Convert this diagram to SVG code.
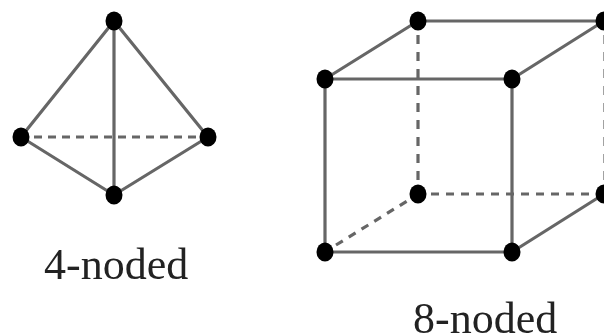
<svg xmlns="http://www.w3.org/2000/svg" width="604" height="336" viewBox="0 0 604 336">
<defs><filter id="soft" x="-5%" y="-5%" width="110%" height="110%"><feGaussianBlur stdDeviation="0.6"/></filter></defs>
<style>
.e{stroke:#666;stroke-width:3.2;fill:none}
.d{stroke:#666;stroke-width:3.2;fill:none}
.n{fill:#000}
.t{font-family:"Liberation Serif","Times New Roman",serif;font-size:44px;fill:#222}
</style>
<rect width="604" height="336" fill="#fff"/>
<g filter="url(#soft)">
<g id="connectors">
<path class="e" d="M114 21L21 137M114 21L208 137M114 21V195M21 137L114 195M208 137L114 195"/>
<path class="d" stroke-dasharray="8 6" d="M34 137H198"/>
<path class="e" d="M418 21H604M325 79L418 21M512 79L604 21M325 79H512M325 79V252M512 79V252M325 252H512M512 252L604 194"/>
<path class="d" stroke-dasharray="9 8" d="M418 35V182M605 35V182"/>
<path class="d" stroke-dasharray="8 7" d="M431 194H596M336 245L412 198"/>
</g>
<g id="tetra-top"><ellipse class="n" cx="114" cy="21" rx="8.5" ry="9.5"/></g>
<g id="tetra-left"><ellipse class="n" cx="21" cy="137" rx="8.5" ry="9.5"/></g>
<g id="tetra-right"><ellipse class="n" cx="208" cy="137" rx="8.5" ry="9.5"/></g>
<g id="tetra-bottom"><ellipse class="n" cx="114" cy="195" rx="8.5" ry="9.5"/></g>
<g id="cube-front-tl"><ellipse class="n" cx="325" cy="79" rx="8.5" ry="9.5"/></g>
<g id="cube-front-tr"><ellipse class="n" cx="512" cy="79" rx="8.5" ry="9.5"/></g>
<g id="cube-front-bl"><ellipse class="n" cx="325" cy="252" rx="8.5" ry="9.5"/></g>
<g id="cube-front-br"><ellipse class="n" cx="512" cy="252" rx="8.5" ry="9.5"/></g>
<g id="cube-back-tl"><ellipse class="n" cx="418" cy="21" rx="8.5" ry="9.5"/></g>
<g id="cube-back-tr"><ellipse class="n" cx="604" cy="21" rx="8.5" ry="9.5"/></g>
<g id="cube-back-bl"><ellipse class="n" cx="418" cy="194" rx="8.5" ry="9.5"/></g>
<g id="cube-back-br"><ellipse class="n" cx="604" cy="194" rx="8.5" ry="9.5"/></g>
<text class="t" x="44" y="279">4-noded</text>
<text class="t" x="413" y="333">8-noded</text>
</g>
</svg>
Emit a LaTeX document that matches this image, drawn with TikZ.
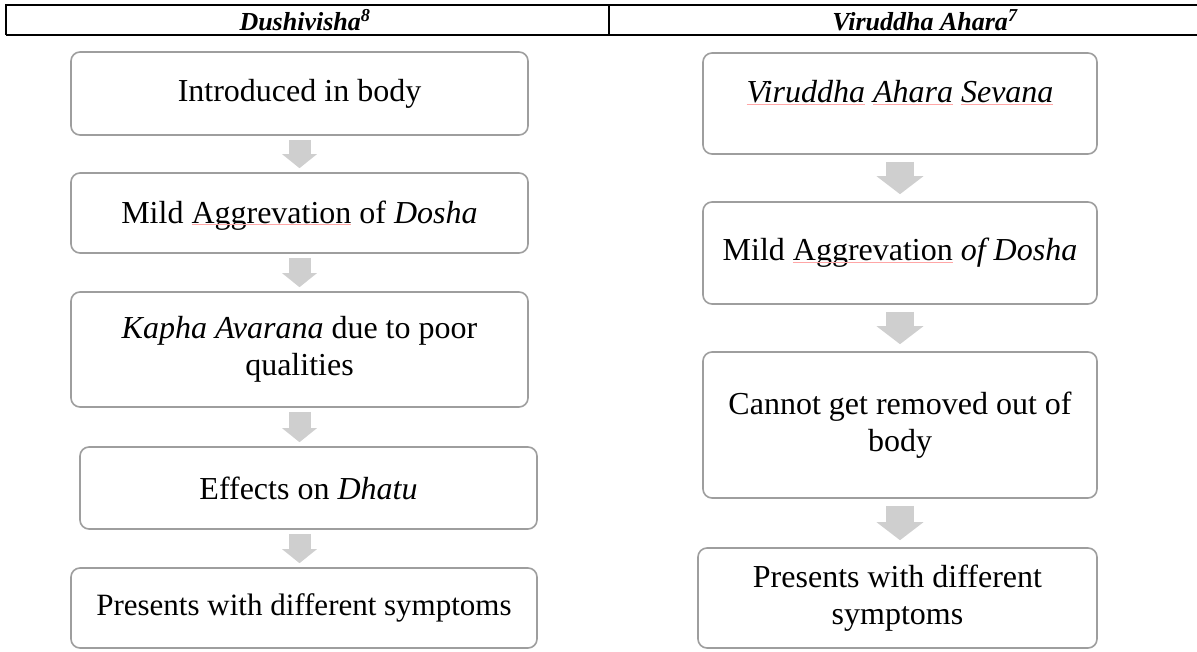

Directions for this task » Output the records above exactly; leave out the pictures.

Answer to this exercise »
Convert this diagram to SVG code.
<svg xmlns="http://www.w3.org/2000/svg" width="604" height="336" viewBox="0 0 604 336">
<defs><filter id="soft" x="-5%" y="-5%" width="110%" height="110%"><feGaussianBlur stdDeviation="0.6"/></filter></defs>
<style>
.e{stroke:#666;stroke-width:3.2;fill:none}
.d{stroke:#666;stroke-width:3.2;fill:none}
.n{fill:#000}
.t{font-family:"Liberation Serif","Times New Roman",serif;font-size:44px;fill:#222}
</style>
<rect width="604" height="336" fill="#fff"/>
<g filter="url(#soft)">
<g id="connectors">
<path class="e" d="M114 21L21 137M114 21L208 137M114 21V195M21 137L114 195M208 137L114 195"/>
<path class="d" stroke-dasharray="8 6" d="M34 137H198"/>
<path class="e" d="M418 21H604M325 79L418 21M512 79L604 21M325 79H512M325 79V252M512 79V252M325 252H512M512 252L604 194"/>
<path class="d" stroke-dasharray="9 8" d="M418 35V182M605 35V182"/>
<path class="d" stroke-dasharray="8 7" d="M431 194H596M336 245L412 198"/>
</g>
<g id="tetra-top"><ellipse class="n" cx="114" cy="21" rx="8.5" ry="9.5"/></g>
<g id="tetra-left"><ellipse class="n" cx="21" cy="137" rx="8.5" ry="9.5"/></g>
<g id="tetra-right"><ellipse class="n" cx="208" cy="137" rx="8.5" ry="9.5"/></g>
<g id="tetra-bottom"><ellipse class="n" cx="114" cy="195" rx="8.5" ry="9.5"/></g>
<g id="cube-front-tl"><ellipse class="n" cx="325" cy="79" rx="8.5" ry="9.5"/></g>
<g id="cube-front-tr"><ellipse class="n" cx="512" cy="79" rx="8.5" ry="9.5"/></g>
<g id="cube-front-bl"><ellipse class="n" cx="325" cy="252" rx="8.5" ry="9.5"/></g>
<g id="cube-front-br"><ellipse class="n" cx="512" cy="252" rx="8.5" ry="9.5"/></g>
<g id="cube-back-tl"><ellipse class="n" cx="418" cy="21" rx="8.5" ry="9.5"/></g>
<g id="cube-back-tr"><ellipse class="n" cx="604" cy="21" rx="8.5" ry="9.5"/></g>
<g id="cube-back-bl"><ellipse class="n" cx="418" cy="194" rx="8.5" ry="9.5"/></g>
<g id="cube-back-br"><ellipse class="n" cx="604" cy="194" rx="8.5" ry="9.5"/></g>
<text class="t" x="44" y="279">4-noded</text>
<text class="t" x="413" y="333">8-noded</text>
</g>
</svg>
Emit a LaTeX document that matches this image, drawn with TikZ.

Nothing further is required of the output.